### Task to carry out:
Output the data word for word, dropping every image.

── Supplied information

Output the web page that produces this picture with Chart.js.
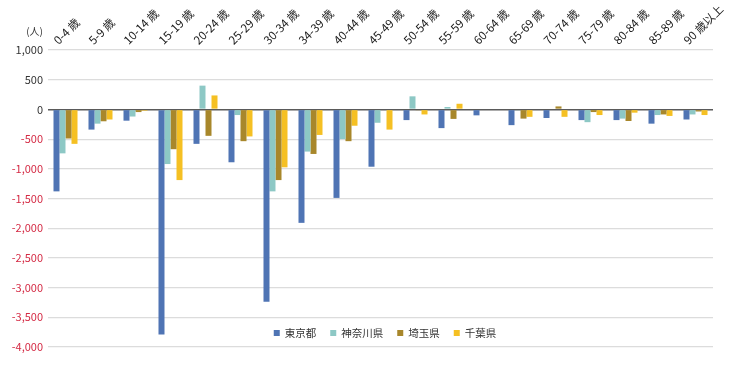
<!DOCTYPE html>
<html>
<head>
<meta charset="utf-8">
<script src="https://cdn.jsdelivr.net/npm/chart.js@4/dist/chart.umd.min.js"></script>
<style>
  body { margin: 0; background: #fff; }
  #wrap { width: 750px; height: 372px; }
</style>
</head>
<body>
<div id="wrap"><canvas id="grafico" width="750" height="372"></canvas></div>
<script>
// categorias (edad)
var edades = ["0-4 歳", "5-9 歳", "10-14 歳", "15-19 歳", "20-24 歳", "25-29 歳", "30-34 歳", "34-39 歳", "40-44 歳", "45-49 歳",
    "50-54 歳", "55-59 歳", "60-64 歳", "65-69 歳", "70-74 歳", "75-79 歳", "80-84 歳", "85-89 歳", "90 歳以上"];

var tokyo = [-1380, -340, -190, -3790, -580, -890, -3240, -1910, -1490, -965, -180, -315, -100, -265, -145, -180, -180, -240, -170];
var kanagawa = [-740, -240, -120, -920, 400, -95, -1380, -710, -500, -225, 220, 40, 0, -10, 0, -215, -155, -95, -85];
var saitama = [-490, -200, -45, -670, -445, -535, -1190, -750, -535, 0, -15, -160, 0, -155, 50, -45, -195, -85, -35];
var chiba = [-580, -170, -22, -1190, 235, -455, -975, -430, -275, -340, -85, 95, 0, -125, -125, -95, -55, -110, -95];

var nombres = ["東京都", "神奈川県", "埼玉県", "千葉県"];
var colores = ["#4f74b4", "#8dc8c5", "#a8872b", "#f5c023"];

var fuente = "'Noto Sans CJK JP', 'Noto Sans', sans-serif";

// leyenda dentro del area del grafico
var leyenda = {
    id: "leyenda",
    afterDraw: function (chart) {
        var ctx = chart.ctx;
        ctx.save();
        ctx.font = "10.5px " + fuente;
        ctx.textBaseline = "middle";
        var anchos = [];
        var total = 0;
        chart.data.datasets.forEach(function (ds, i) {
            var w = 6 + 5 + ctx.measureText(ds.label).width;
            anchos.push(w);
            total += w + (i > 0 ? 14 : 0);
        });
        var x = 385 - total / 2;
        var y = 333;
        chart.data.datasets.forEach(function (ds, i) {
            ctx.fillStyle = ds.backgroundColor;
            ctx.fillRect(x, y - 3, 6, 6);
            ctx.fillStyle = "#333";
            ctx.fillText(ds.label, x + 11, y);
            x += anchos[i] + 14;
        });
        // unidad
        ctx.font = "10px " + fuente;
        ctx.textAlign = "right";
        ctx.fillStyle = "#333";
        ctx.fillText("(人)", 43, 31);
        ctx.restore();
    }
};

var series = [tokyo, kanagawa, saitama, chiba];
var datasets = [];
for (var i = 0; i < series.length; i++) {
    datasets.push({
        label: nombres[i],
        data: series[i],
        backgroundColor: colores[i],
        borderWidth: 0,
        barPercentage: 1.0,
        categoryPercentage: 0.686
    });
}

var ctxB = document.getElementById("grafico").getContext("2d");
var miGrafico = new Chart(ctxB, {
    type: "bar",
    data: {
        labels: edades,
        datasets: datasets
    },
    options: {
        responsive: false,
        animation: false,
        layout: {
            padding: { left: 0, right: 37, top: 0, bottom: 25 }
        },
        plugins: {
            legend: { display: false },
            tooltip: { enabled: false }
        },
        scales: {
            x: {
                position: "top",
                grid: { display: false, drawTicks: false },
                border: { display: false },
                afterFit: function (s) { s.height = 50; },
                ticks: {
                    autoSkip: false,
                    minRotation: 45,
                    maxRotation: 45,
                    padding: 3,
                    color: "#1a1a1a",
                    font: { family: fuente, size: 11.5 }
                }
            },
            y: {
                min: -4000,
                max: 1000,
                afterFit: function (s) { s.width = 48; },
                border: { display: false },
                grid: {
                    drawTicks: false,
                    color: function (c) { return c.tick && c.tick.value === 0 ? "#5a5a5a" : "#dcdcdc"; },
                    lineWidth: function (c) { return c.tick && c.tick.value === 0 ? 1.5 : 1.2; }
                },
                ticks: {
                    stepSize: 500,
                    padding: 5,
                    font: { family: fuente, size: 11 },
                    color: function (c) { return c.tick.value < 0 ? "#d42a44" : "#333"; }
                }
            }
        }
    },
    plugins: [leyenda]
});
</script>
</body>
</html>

────

### The result:
Output the web page that produces this picture with Chart.js.
<!DOCTYPE html>
<html>
<head>
<meta charset="utf-8">
<script src="https://cdn.jsdelivr.net/npm/chart.js@4/dist/chart.umd.min.js"></script>
<style>
  body { margin: 0; background: #fff; }
  #wrap { width: 750px; height: 372px; }
</style>
</head>
<body>
<div id="wrap"><canvas id="grafico" width="750" height="372"></canvas></div>
<script>
// categorias (edad)
var edades = ["0-4 歳", "5-9 歳", "10-14 歳", "15-19 歳", "20-24 歳", "25-29 歳", "30-34 歳", "34-39 歳", "40-44 歳", "45-49 歳",
    "50-54 歳", "55-59 歳", "60-64 歳", "65-69 歳", "70-74 歳", "75-79 歳", "80-84 歳", "85-89 歳", "90 歳以上"];

var tokyo = [-1380, -340, -190, -3790, -580, -890, -3240, -1910, -1490, -965, -180, -315, -100, -265, -145, -180, -180, -240, -170];
var kanagawa = [-740, -240, -120, -920, 400, -95, -1380, -710, -500, -225, 220, 40, 0, -10, 0, -215, -155, -95, -85];
var saitama = [-490, -200, -45, -670, -445, -535, -1190, -750, -535, 0, -15, -160, 0, -155, 50, -45, -195, -85, -35];
var chiba = [-580, -170, -22, -1190, 235, -455, -975, -430, -275, -340, -85, 95, 0, -125, -125, -95, -55, -110, -95];

var nombres = ["東京都", "神奈川県", "埼玉県", "千葉県"];
var colores = ["#4f74b4", "#8dc8c5", "#a8872b", "#f5c023"];

var fuente = "'Noto Sans CJK JP', 'Noto Sans', sans-serif";

// leyenda dentro del area del grafico
var leyenda = {
    id: "leyenda",
    afterDraw: function (chart) {
        var ctx = chart.ctx;
        ctx.save();
        ctx.font = "10.5px " + fuente;
        ctx.textBaseline = "middle";
        var anchos = [];
        var total = 0;
        chart.data.datasets.forEach(function (ds, i) {
            var w = 6 + 5 + ctx.measureText(ds.label).width;
            anchos.push(w);
            total += w + (i > 0 ? 14 : 0);
        });
        var x = 385 - total / 2;
        var y = 333;
        chart.data.datasets.forEach(function (ds, i) {
            ctx.fillStyle = ds.backgroundColor;
            ctx.fillRect(x, y - 3, 6, 6);
            ctx.fillStyle = "#333";
            ctx.fillText(ds.label, x + 11, y);
            x += anchos[i] + 14;
        });
        // unidad
        ctx.font = "10px " + fuente;
        ctx.textAlign = "right";
        ctx.fillStyle = "#333";
        ctx.fillText("(人)", 43, 31);
        ctx.restore();
    }
};

var series = [tokyo, kanagawa, saitama, chiba];
var datasets = [];
for (var i = 0; i < series.length; i++) {
    datasets.push({
        label: nombres[i],
        data: series[i],
        backgroundColor: colores[i],
        borderWidth: 0,
        barPercentage: 1.0,
        categoryPercentage: 0.686
    });
}

var ctxB = document.getElementById("grafico").getContext("2d");
var miGrafico = new Chart(ctxB, {
    type: "bar",
    data: {
        labels: edades,
        datasets: datasets
    },
    options: {
        responsive: false,
        animation: false,
        layout: {
            padding: { left: 0, right: 37, top: 0, bottom: 25 }
        },
        plugins: {
            legend: { display: false },
            tooltip: { enabled: false }
        },
        scales: {
            x: {
                position: "top",
                grid: { display: false, drawTicks: false },
                border: { display: false },
                afterFit: function (s) { s.height = 50; },
                ticks: {
                    autoSkip: false,
                    minRotation: 45,
                    maxRotation: 45,
                    padding: 3,
                    color: "#1a1a1a",
                    font: { family: fuente, size: 11.5 }
                }
            },
            y: {
                min: -4000,
                max: 1000,
                afterFit: function (s) { s.width = 48; },
                border: { display: false },
                grid: {
                    drawTicks: false,
                    color: function (c) { return c.tick && c.tick.value === 0 ? "#5a5a5a" : "#dcdcdc"; },
                    lineWidth: function (c) { return c.tick && c.tick.value === 0 ? 1.5 : 1.2; }
                },
                ticks: {
                    stepSize: 500,
                    padding: 5,
                    font: { family: fuente, size: 11 },
                    color: function (c) { return c.tick.value < 0 ? "#d42a44" : "#333"; }
                }
            }
        }
    },
    plugins: [leyenda]
});
</script>
</body>
</html>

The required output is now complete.